Rows from a dataset of charts and code:
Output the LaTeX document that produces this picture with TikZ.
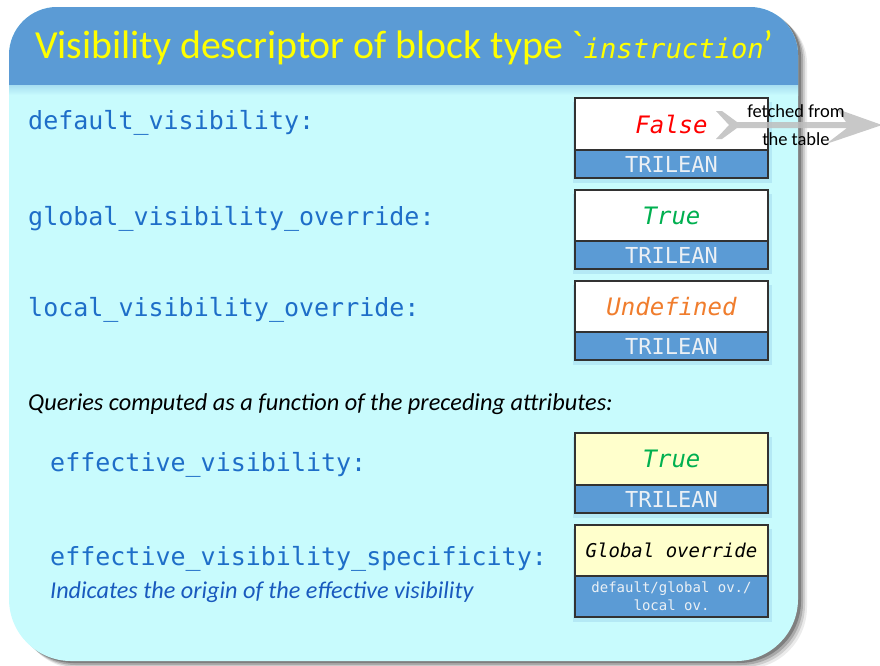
\documentclass[tikz,border=0pt]{standalone}
\usepackage{fontspec}
\setmainfont{Carlito}
\newfontfamily\carlitoraw[Ligatures=TeXOff]{Carlito}
\newfontfamily\monof{DejaVu Sans Mono}
\usetikzlibrary{calc}
\definecolor{hdrblue}{RGB}{91,155,213}
\definecolor{bodycyan}{RGB}{200,251,253}
\definecolor{lblblue}{RGB}{30,110,200}
\definecolor{descblue}{RGB}{25,90,190}
\definecolor{boxyellow}{RGB}{255,255,204}
\definecolor{valgreen}{RGB}{0,176,80}
\definecolor{valorange}{RGB}{240,125,45}
\definecolor{edgegray}{RGB}{50,50,50}
\definecolor{arrowgray}{RGB}{190,190,190}
\definecolor{typetext}{RGB}{235,240,245}
\tikzset{
  panelpath/.style={insert path={(9,330) [rounded corners=48pt] -- (9,7) -- (798,7) -- (798,330) [rounded corners=62pt] -- (798,661) -- (9,661) -- cycle}},
  attrlabel/.style={anchor=base west, inner sep=0pt, text=lblblue, font=\monof\fontsize{25}{27}\selectfont},
  valbox/.style={draw=edgegray, line width=1.2pt, minimum width=193pt, inner sep=0pt, font=\monof\itshape\fontsize{24}{26}\selectfont},
  typebox/.style={draw=edgegray, line width=1.2pt, fill=hdrblue, minimum width=193pt, minimum height=28pt, inner sep=0pt, text=typetext, font=\monof\fontsize{22}{23}\selectfont},
  boxshadow/.style={fill=hdrblue, opacity=0.18},
}
\begin{document}
\begin{tikzpicture}[x=1pt,y=-1pt]
\useasboundingbox (0,0) rectangle (880,665);
% panel shadow
\fill[black, opacity=0.08, shift={(9,8)}, panelpath];
\fill[black, opacity=0.12, shift={(7,6)}, panelpath];
\fill[black, opacity=0.18, shift={(5,4)}, panelpath];
\fill[black, opacity=0.25, shift={(3,2)}, panelpath];
% panel body
\fill[bodycyan, panelpath];
\begin{scope}
  \clip[panelpath];
  \fill[hdrblue] (0,0) rectangle (880,85);
  \shade[top color=bodycyan!70!hdrblue, bottom color=bodycyan] (0,85) rectangle (880,95);
\end{scope}
% title
\node[anchor=base west, inner sep=0pt, text={rgb,255:red,255;green,255;blue,0}, font=\fontsize{39.8}{42}\selectfont] (title) at (35,58)
  {Visibility descriptor of block type {\carlitoraw\symbol{96}}{\monof\itshape\fontsize{27.2}{28}\selectfont instruction}'};
% attribute labels
\node[attrlabel] (ldef) at (28,129) {default\_visibility:};
\node[attrlabel] (lglob) at (28,225) {global\_visibility\_override:};
\node[attrlabel] (lloc) at (28,316) {local\_visibility\_override:};
\node[anchor=base west, inner sep=0pt, font=\itshape\fontsize{24.3}{26}\selectfont] (queries) at (28,410)
  {Queries computed as a function of the preceding attributes:};
\node[attrlabel] (leff) at (50,471) {effective\_visibility:};
\node[attrlabel] (lspec) at (50,565) {effective\_visibility\_specificity:};
\node[anchor=base west, inner sep=0pt, text=descblue, font=\itshape\fontsize{24.2}{26}\selectfont] (ldesc) at (50,598)
  {Indicates the origin of the effective visibility};
% box shadows
\foreach \t/\b in {98/178,190/269,281/360,433/513,525/617}{
  \fill[boxshadow] (573,\t+4) rectangle (772,\b+5);
}
% boxes
\node[valbox, fill=white, minimum height=52pt, text=red] (v1) at (671.5,124) {False};
\node[typebox] (t1) at (671.5,164) {TRILEAN};
\node[valbox, fill=white, minimum height=51pt, text=valgreen] (v2) at (671.5,215.5) {True};
\node[typebox] (t2) at (671.5,255) {TRILEAN};
\node[valbox, fill=white, minimum height=51pt, text=valorange] (v3) at (671.5,306.5) {Undefined};
\node[typebox] (t3) at (671.5,346) {TRILEAN};
\node[valbox, fill=boxyellow, minimum height=52pt, text=valgreen] (v4) at (671.5,459) {True};
\node[typebox] (t4) at (671.5,499) {TRILEAN};
\node[valbox, fill=boxyellow, minimum height=51pt, text=black, font=\monof\itshape\fontsize{19}{20}\selectfont] (v5) at (671.5,550.5) {Global override};
\node[typebox, minimum height=41pt, align=center, font=\monof\fontsize{14}{18}\selectfont] (t5) at (671.5,596.5) {default/global ov./\\local ov.};
% fetched arrow
\coordinate (ftail) at (716,125);
\coordinate (ftip) at (882,125);
\fill[arrowgray, opacity=0.85, shift={(ftail)}]
  (0,-14) -- (6,-14) -- (21,-3) -- (130,-3) -- (121,-16) -- (166,0) -- (110,19) -- (131,3) -- (21,3) -- (6,14) -- (0,14) -- (13,0) -- cycle;
\node[align=center, inner sep=0pt, font=\fontsize{18.5}{28}\selectfont] (fetch) at (796,125) {fetched from\\the table};
\end{tikzpicture}
\end{document}
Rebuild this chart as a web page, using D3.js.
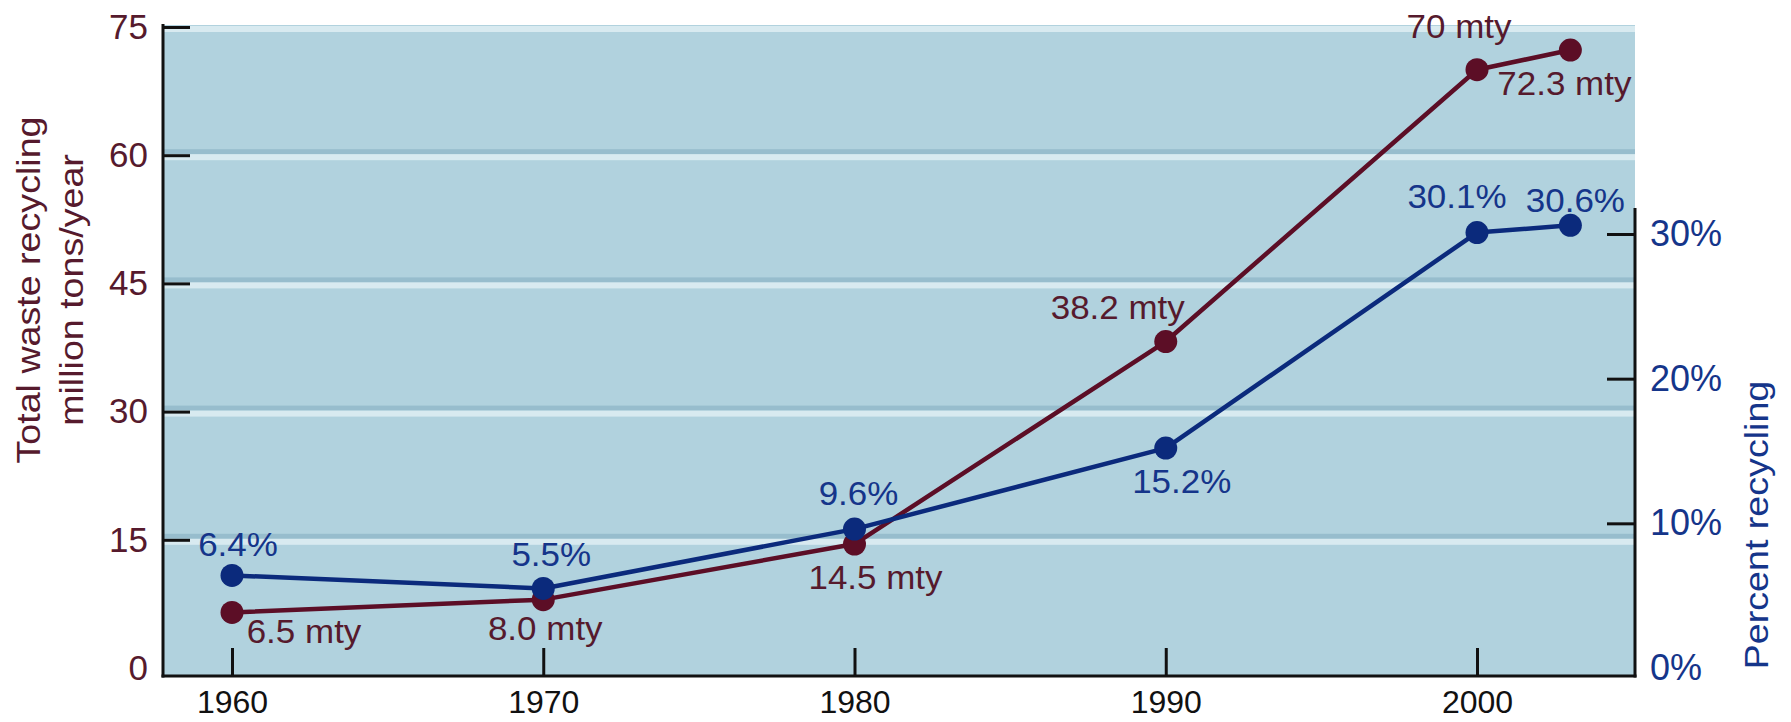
<!DOCTYPE html>
<html>
<head>
<meta charset="utf-8">
<script src="https://cdn.jsdelivr.net/npm/d3@7"></script>
<style>
  html, body { margin: 0; padding: 0; background: #ffffff; }
  svg { display: block; font-family: "Liberation Sans", Arial, Helvetica, sans-serif; }
</style>
</head>
<body>
<svg id="chart" width="1791" height="722"></svg>
<script>
// Recycling in the US: total tonnage recycled and share of waste recycled
const years = [1960, 1970, 1980, 1990, 2000, 2003];
const totalRecycling = [6.5, 8.0, 14.5, 38.2, 70, 72.3];        // million tons / year
const percentRecycling = [6.4, 5.5, 9.6, 15.2, 30.1, 30.6];      // percent
const totalLabels = ["6.5 mty", "8.0 mty", "14.5 mty", "38.2 mty", "70 mty", "72.3 mty"];
const percentLabels = ["6.4%", "5.5%", "9.6%", "15.2%", "30.1%", "30.6%"];
const leftTicks = [0, 15, 30, 45, 60, 75];
const rightTicks = [0, 10, 20, 30];
const yearTicks = [1960, 1970, 1980, 1990, 2000];

// label offsets from their points: [dx, dy]
const totalLabelOffset = [[72, 31], [2, 40], [21, 45], [-48, -23], [-18, -32], [-6, 45]];
const percentLabelOffset = [[6, -19], [8, -22], [4, -24], [16, 45], [-20, -25], [5, -13]];

const W = 1791, H = 722;
const plot = { left: 163, right: 1635, top: 25, bottom: 676 };

const C = {
  bg: "#b1d2de",
  bandDark: "#97bdcd",
  bandLight: "#d8eaf0",
  red: "#5c0e26",
  redText: "#561a2d",
  blue: "#0b2a7c",
  blueText: "#15358a",
  axis: "#111111"
};

const svg = d3.select("#chart");

const x = d3.scaleLinear().domain([1960, 2000]).range([232, 1477]);
const yL = d3.scaleLinear().domain([0, 75]).range([668, 27]);
const yR = d3.scaleLinear().domain([0, 30]).range([668, 234]);

// plot background
svg.append("rect")
  .attr("x", plot.left).attr("y", plot.top)
  .attr("width", plot.right - plot.left).attr("height", plot.bottom - plot.top)
  .attr("fill", C.bg);

// grid bands: a darker rule with a pale highlight underneath
const bands = svg.append("g");
leftTicks.filter(v => v > 0).forEach(v => {
  const yy = yL(v);
  if (v < 75) {
    bands.append("rect")
      .attr("x", plot.left).attr("y", yy - 6)
      .attr("width", plot.right - plot.left).attr("height", 5)
      .attr("fill", C.bandDark);
  }
  bands.append("rect")
    .attr("x", plot.left).attr("y", Math.max(yy - 1, plot.top))
    .attr("width", plot.right - plot.left).attr("height", 6)
    .attr("fill", C.bandLight);
});

// left axis
const gL = svg.append("g")
  .attr("transform", `translate(${plot.left},0)`)
  .call(d3.axisLeft(yL).tickValues(leftTicks).tickSizeInner(-27).tickSizeOuter(0).tickPadding(15));
gL.select(".domain").remove();
gL.selectAll(".tick line").attr("stroke", C.axis).attr("stroke-width", 3)
  .filter(d => d === 0).remove();
gL.selectAll(".tick text")
  .attr("fill", C.redText).attr("font-size", 35)
  .attr("font-family", "Liberation Sans, Arial, sans-serif");

// right axis
const gR = svg.append("g")
  .attr("transform", `translate(${plot.right},0)`)
  .call(d3.axisRight(yR).tickValues(rightTicks).tickSizeInner(-28).tickSizeOuter(0).tickPadding(15)
    .tickFormat(d => d + "%"));
gR.select(".domain").remove();
gR.selectAll(".tick line").attr("stroke", C.axis).attr("stroke-width", 3)
  .filter(d => d === 0).remove();
gR.selectAll(".tick text")
  .attr("fill", C.blueText).attr("font-size", 36)
  .attr("font-family", "Liberation Sans, Arial, sans-serif");

// bottom axis
const gB = svg.append("g")
  .attr("transform", `translate(0,${plot.bottom})`)
  .call(d3.axisBottom(x).tickValues(yearTicks).tickSizeInner(-28).tickSizeOuter(0).tickPadding(14)
    .tickFormat(d3.format("d")));
gB.select(".domain").remove();
gB.selectAll(".tick line").attr("stroke", C.axis).attr("stroke-width", 3);
gB.selectAll(".tick text")
  .attr("fill", "#111").attr("font-size", 32)
  .attr("font-family", "Liberation Sans, Arial, sans-serif");

// axis lines
svg.append("line")
  .attr("x1", plot.left).attr("x2", plot.left)
  .attr("y1", plot.top - 1).attr("y2", plot.bottom + 1.5)
  .attr("stroke", C.axis).attr("stroke-width", 3);
svg.append("line")
  .attr("x1", plot.left - 1.5).attr("x2", plot.right + 1.5)
  .attr("y1", plot.bottom).attr("y2", plot.bottom)
  .attr("stroke", C.axis).attr("stroke-width", 3);
svg.append("line")
  .attr("x1", plot.right).attr("x2", plot.right)
  .attr("y1", yR(31.8)).attr("y2", plot.bottom + 1.5)
  .attr("stroke", C.axis).attr("stroke-width", 3);

// series
const rows = years.map((yr, i) => ({
  year: yr, total: totalRecycling[i], pct: percentRecycling[i],
  tLabel: totalLabels[i], pLabel: percentLabels[i],
  tOff: totalLabelOffset[i], pOff: percentLabelOffset[i]
}));

function drawSeries(accessor, scale, color) {
  const line = d3.line().x(d => x(d.year)).y(d => scale(accessor(d)));
  svg.append("path").datum(rows)
    .attr("d", line).attr("fill", "none")
    .attr("stroke", color).attr("stroke-width", 4.5).attr("stroke-linejoin", "round");
  svg.append("g").selectAll("circle").data(rows).join("circle")
    .attr("cx", d => x(d.year)).attr("cy", d => scale(accessor(d)))
    .attr("r", 11.5).attr("fill", color);
}
drawSeries(d => d.total, yL, C.red);
drawSeries(d => d.pct, yR, C.blue);

// value labels
function drawLabels(accessor, scale, textOf, offOf, color) {
  svg.append("g").selectAll("text").data(rows).join("text")
    .attr("transform", d => `translate(${x(d.year) + offOf(d)[0]},${scale(accessor(d)) + offOf(d)[1]}) scale(1.06,1)`)
    .attr("text-anchor", "middle")
    .attr("font-size", 33)
    .attr("fill", color)
    .text(textOf);
}
drawLabels(d => d.total, yL, d => d.tLabel, d => d.tOff, C.redText);
drawLabels(d => d.pct, yR, d => d.pLabel, d => d.pOff, C.blueText);

// axis titles
svg.append("text")
  .attr("transform", "translate(28,290) rotate(-90) scale(1.14,1)")
  .attr("text-anchor", "middle").attr("dy", "0.35em")
  .attr("font-size", 33).attr("fill", C.redText)
  .text("Total waste recycling");
svg.append("text")
  .attr("transform", "translate(71,290) rotate(-90) scale(1.14,1)")
  .attr("text-anchor", "middle").attr("dy", "0.35em")
  .attr("font-size", 33).attr("fill", C.redText)
  .text("million tons/year");
svg.append("text")
  .attr("transform", "translate(1756,525) rotate(-90) scale(1.14,1)")
  .attr("text-anchor", "middle").attr("dy", "0.35em")
  .attr("font-size", 33).attr("fill", C.blueText)
  .text("Percent recycling");
</script>
</body>
</html>
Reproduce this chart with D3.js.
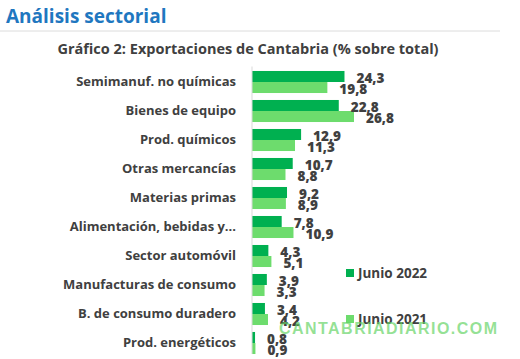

WHAT TO DO -
Scan the listing above for the word "this" and show each line where it is found.

FULL SOLUTION -
Output the LaTeX document that produces this picture with TikZ.
Rebuild this chart as a web page, using D3.js.
Reproduce this chart with D3.js.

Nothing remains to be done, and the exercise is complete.